**LISTED ENTRIES**
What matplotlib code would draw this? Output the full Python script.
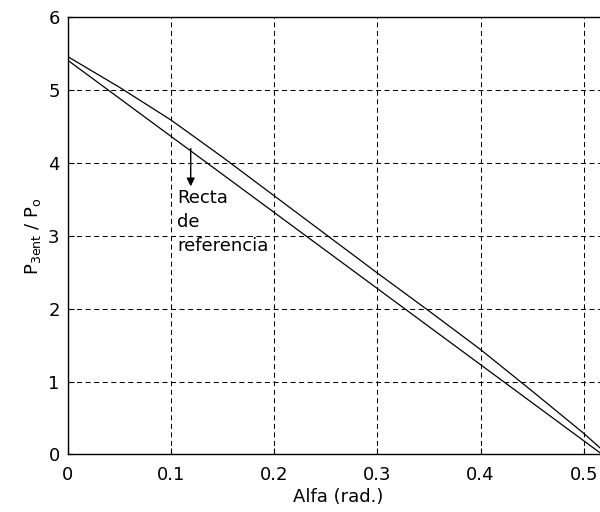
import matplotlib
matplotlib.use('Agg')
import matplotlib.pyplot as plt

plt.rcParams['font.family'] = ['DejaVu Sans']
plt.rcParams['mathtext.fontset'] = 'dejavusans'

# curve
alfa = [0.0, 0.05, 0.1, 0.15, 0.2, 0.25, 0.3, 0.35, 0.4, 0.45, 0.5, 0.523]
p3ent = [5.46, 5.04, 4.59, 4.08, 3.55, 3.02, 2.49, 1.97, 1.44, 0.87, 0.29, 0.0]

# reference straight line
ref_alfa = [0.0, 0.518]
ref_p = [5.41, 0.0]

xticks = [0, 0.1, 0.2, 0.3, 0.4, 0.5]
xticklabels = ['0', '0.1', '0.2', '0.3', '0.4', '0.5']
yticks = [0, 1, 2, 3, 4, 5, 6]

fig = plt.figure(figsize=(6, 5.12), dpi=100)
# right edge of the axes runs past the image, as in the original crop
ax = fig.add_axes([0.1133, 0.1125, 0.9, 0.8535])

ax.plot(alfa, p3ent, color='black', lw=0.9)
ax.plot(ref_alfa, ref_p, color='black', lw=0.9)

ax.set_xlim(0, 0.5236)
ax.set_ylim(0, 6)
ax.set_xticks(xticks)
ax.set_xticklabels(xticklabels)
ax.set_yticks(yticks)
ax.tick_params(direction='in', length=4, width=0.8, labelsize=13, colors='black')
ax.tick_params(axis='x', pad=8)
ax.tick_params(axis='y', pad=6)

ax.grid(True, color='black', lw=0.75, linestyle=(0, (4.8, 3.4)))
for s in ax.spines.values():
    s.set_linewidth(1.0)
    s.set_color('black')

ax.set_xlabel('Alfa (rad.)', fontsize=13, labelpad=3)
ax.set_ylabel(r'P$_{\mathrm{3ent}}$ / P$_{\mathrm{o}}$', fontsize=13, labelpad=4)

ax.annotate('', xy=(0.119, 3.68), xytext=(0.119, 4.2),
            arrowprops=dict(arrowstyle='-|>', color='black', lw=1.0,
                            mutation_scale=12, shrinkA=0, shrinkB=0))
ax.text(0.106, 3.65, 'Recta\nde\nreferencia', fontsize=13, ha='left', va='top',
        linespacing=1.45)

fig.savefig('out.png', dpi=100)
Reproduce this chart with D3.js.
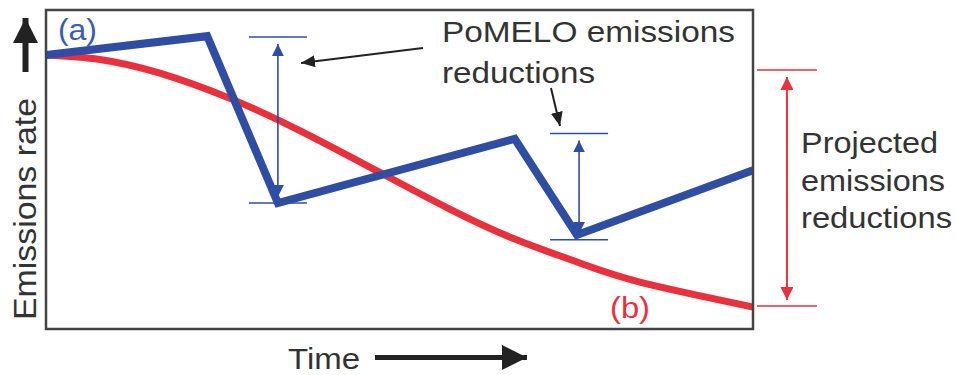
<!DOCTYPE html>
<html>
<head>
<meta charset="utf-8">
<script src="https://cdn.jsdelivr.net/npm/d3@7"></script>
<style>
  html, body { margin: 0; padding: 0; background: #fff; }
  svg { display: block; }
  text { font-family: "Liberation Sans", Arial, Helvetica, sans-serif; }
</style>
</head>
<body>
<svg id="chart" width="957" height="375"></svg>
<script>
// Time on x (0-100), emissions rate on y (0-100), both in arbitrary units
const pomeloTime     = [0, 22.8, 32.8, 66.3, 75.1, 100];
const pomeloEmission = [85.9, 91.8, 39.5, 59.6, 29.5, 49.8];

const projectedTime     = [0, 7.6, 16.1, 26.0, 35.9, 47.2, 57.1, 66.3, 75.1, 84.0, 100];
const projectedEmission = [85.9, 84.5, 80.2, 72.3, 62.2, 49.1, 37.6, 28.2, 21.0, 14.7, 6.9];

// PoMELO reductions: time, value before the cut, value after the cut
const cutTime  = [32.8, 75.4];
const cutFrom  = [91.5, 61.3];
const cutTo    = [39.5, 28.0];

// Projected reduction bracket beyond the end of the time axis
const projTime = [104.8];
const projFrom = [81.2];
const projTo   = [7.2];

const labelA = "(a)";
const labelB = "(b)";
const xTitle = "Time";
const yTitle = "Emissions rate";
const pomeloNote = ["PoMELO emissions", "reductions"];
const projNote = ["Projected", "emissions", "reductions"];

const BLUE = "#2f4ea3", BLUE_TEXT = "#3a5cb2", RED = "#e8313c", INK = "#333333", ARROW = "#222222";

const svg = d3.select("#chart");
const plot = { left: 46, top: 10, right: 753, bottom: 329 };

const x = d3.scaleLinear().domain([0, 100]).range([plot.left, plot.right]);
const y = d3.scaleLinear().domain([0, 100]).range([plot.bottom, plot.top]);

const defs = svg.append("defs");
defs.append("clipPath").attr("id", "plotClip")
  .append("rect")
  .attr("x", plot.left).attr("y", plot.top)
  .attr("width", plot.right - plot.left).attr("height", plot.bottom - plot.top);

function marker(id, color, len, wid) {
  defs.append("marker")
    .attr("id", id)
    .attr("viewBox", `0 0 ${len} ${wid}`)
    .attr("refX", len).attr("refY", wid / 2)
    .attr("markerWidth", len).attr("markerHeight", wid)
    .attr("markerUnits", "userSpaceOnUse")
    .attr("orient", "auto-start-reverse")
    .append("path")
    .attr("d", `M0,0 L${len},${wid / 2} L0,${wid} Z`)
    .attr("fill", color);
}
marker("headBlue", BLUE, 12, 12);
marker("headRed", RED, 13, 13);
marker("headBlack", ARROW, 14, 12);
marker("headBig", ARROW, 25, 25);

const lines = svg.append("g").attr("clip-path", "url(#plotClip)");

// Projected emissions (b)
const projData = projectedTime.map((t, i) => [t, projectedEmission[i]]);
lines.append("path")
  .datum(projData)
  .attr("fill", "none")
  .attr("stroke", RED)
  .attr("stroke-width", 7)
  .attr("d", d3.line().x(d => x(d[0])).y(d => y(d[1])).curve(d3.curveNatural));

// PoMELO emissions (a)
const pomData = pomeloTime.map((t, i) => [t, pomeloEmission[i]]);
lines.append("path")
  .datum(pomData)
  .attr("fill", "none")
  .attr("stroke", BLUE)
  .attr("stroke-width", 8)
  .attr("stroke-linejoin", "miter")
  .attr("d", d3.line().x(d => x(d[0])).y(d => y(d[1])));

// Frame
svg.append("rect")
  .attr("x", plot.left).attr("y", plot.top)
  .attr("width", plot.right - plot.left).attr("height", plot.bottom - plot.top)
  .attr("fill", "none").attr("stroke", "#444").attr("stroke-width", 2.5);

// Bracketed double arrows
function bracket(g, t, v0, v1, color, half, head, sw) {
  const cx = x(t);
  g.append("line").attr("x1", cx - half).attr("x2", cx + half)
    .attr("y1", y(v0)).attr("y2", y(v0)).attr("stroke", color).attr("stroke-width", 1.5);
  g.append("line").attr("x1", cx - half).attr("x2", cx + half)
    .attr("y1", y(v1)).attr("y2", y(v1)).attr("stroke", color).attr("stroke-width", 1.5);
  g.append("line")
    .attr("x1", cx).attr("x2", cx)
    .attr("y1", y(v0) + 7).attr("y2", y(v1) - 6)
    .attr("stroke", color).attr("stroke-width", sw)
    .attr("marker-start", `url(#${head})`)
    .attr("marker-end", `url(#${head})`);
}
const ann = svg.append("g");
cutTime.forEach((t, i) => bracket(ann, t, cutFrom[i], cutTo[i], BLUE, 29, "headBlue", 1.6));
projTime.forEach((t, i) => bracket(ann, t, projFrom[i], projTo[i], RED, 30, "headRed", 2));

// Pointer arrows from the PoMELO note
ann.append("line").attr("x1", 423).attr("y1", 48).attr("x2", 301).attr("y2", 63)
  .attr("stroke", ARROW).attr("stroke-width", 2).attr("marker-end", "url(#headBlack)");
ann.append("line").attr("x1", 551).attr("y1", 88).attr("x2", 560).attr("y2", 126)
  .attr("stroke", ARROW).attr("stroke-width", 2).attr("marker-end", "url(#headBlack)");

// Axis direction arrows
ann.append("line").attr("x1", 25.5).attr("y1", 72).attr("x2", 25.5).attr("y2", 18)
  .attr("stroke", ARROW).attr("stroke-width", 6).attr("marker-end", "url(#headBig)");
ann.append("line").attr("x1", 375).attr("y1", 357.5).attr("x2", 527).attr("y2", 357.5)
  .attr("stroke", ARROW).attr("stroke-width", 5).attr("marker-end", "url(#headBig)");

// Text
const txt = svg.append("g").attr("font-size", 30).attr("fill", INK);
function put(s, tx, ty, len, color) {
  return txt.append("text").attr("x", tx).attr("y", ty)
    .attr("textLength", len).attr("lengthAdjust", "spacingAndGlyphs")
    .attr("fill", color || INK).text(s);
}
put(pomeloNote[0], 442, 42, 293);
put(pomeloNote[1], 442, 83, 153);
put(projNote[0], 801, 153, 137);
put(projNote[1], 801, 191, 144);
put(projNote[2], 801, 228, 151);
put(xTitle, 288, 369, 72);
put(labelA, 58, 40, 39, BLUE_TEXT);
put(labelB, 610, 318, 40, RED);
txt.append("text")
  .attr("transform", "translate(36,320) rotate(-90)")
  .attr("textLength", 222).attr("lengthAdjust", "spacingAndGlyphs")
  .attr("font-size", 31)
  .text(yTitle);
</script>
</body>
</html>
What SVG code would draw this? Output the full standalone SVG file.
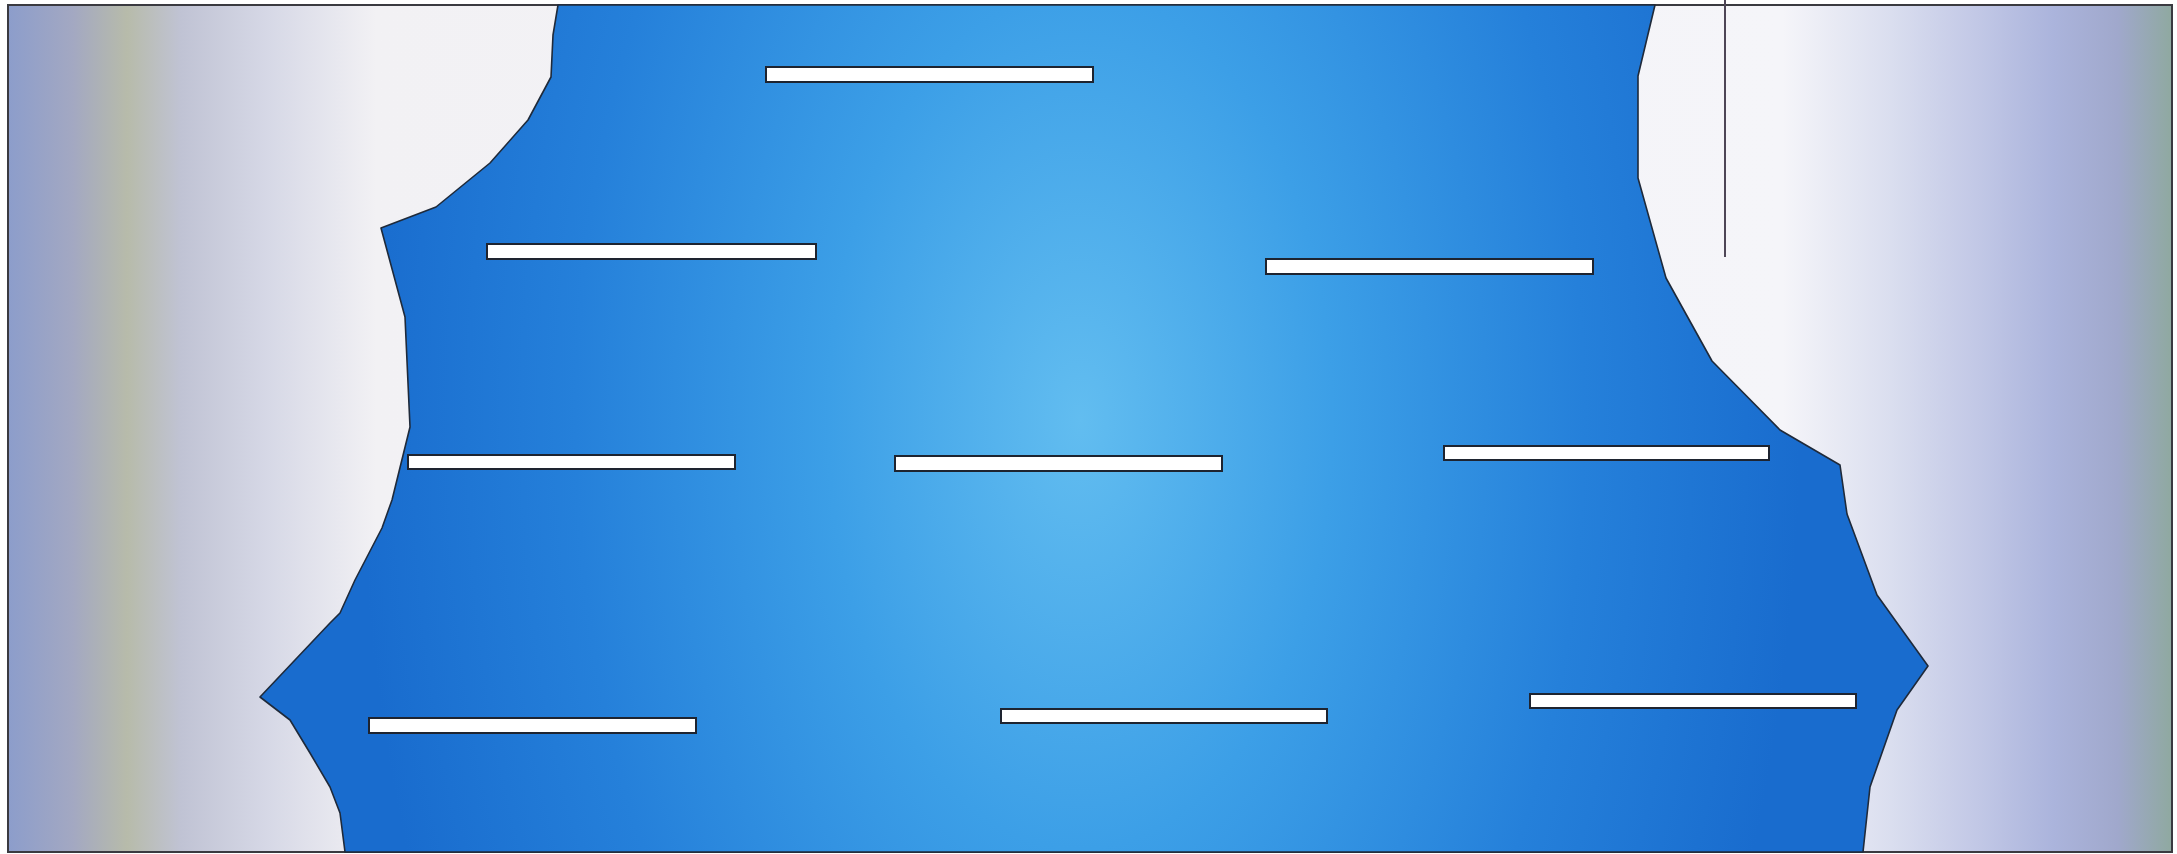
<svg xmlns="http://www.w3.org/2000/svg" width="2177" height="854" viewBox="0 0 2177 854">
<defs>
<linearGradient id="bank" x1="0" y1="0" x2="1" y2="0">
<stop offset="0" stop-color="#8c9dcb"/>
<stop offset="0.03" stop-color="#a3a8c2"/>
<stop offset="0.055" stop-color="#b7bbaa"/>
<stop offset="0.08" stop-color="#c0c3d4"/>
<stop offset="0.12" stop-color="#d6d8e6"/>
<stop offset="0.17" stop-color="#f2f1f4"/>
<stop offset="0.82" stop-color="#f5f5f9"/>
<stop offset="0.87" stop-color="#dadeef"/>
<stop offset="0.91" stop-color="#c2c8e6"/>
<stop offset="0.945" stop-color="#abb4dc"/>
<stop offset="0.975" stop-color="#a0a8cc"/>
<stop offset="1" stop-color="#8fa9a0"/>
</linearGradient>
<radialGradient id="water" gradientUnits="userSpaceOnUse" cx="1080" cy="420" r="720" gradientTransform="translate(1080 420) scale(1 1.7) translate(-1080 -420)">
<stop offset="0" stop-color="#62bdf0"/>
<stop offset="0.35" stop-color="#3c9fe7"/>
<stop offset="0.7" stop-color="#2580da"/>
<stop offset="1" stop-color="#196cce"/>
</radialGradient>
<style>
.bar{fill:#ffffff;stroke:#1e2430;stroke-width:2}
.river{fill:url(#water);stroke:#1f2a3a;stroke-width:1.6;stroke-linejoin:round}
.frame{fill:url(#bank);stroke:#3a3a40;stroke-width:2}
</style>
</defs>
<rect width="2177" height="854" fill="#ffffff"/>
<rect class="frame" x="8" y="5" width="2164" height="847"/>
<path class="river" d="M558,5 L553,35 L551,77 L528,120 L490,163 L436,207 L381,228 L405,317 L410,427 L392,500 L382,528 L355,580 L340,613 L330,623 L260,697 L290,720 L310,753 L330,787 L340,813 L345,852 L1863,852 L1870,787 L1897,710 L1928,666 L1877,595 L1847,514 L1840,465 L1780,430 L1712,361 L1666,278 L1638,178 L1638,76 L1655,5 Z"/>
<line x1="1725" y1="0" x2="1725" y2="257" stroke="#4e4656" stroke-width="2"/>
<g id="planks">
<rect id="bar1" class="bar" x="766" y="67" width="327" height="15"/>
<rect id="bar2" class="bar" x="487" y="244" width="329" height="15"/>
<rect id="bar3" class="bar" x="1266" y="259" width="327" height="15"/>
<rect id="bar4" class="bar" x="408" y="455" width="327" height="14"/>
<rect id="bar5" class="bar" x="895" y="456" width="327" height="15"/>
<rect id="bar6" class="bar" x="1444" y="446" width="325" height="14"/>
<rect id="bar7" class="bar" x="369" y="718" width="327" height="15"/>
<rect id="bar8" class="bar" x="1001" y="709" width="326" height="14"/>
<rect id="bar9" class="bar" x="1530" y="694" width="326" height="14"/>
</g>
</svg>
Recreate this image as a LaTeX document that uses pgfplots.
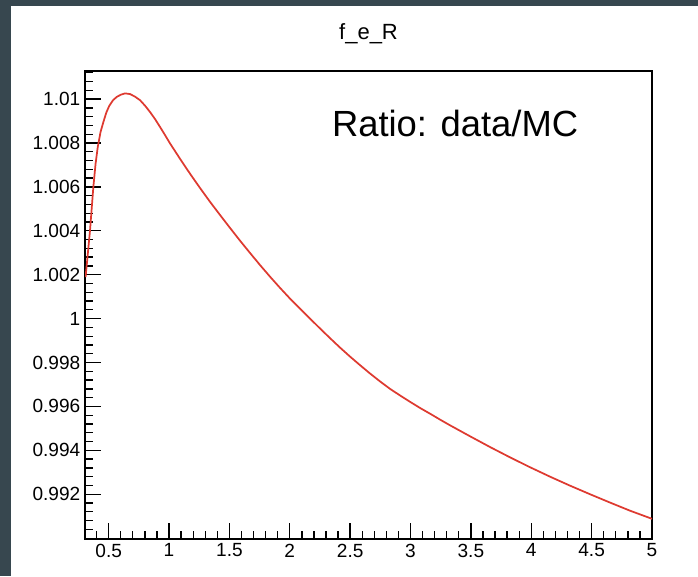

**WORK TO COMPLETE**
Without the pictures, copy the entries from their first line through the line containing "ax.plot(ref_alfa, ref_p, color='black', lw=0.9)", and only those lines.

**ANSWER FOR THIS EXERCISE**
What matplotlib code would draw this? Output the full Python script.
import matplotlib
matplotlib.use('Agg')
import matplotlib.pyplot as plt

plt.rcParams['font.family'] = ['DejaVu Sans']
plt.rcParams['mathtext.fontset'] = 'dejavusans'

# curve
alfa = [0.0, 0.05, 0.1, 0.15, 0.2, 0.25, 0.3, 0.35, 0.4, 0.45, 0.5, 0.523]
p3ent = [5.46, 5.04, 4.59, 4.08, 3.55, 3.02, 2.49, 1.97, 1.44, 0.87, 0.29, 0.0]

# reference straight line
ref_alfa = [0.0, 0.518]
ref_p = [5.41, 0.0]

xticks = [0, 0.1, 0.2, 0.3, 0.4, 0.5]
xticklabels = ['0', '0.1', '0.2', '0.3', '0.4', '0.5']
yticks = [0, 1, 2, 3, 4, 5, 6]

fig = plt.figure(figsize=(6, 5.12), dpi=100)
# right edge of the axes runs past the image, as in the original crop
ax = fig.add_axes([0.1133, 0.1125, 0.9, 0.8535])

ax.plot(alfa, p3ent, color='black', lw=0.9)
ax.plot(ref_alfa, ref_p, color='black', lw=0.9)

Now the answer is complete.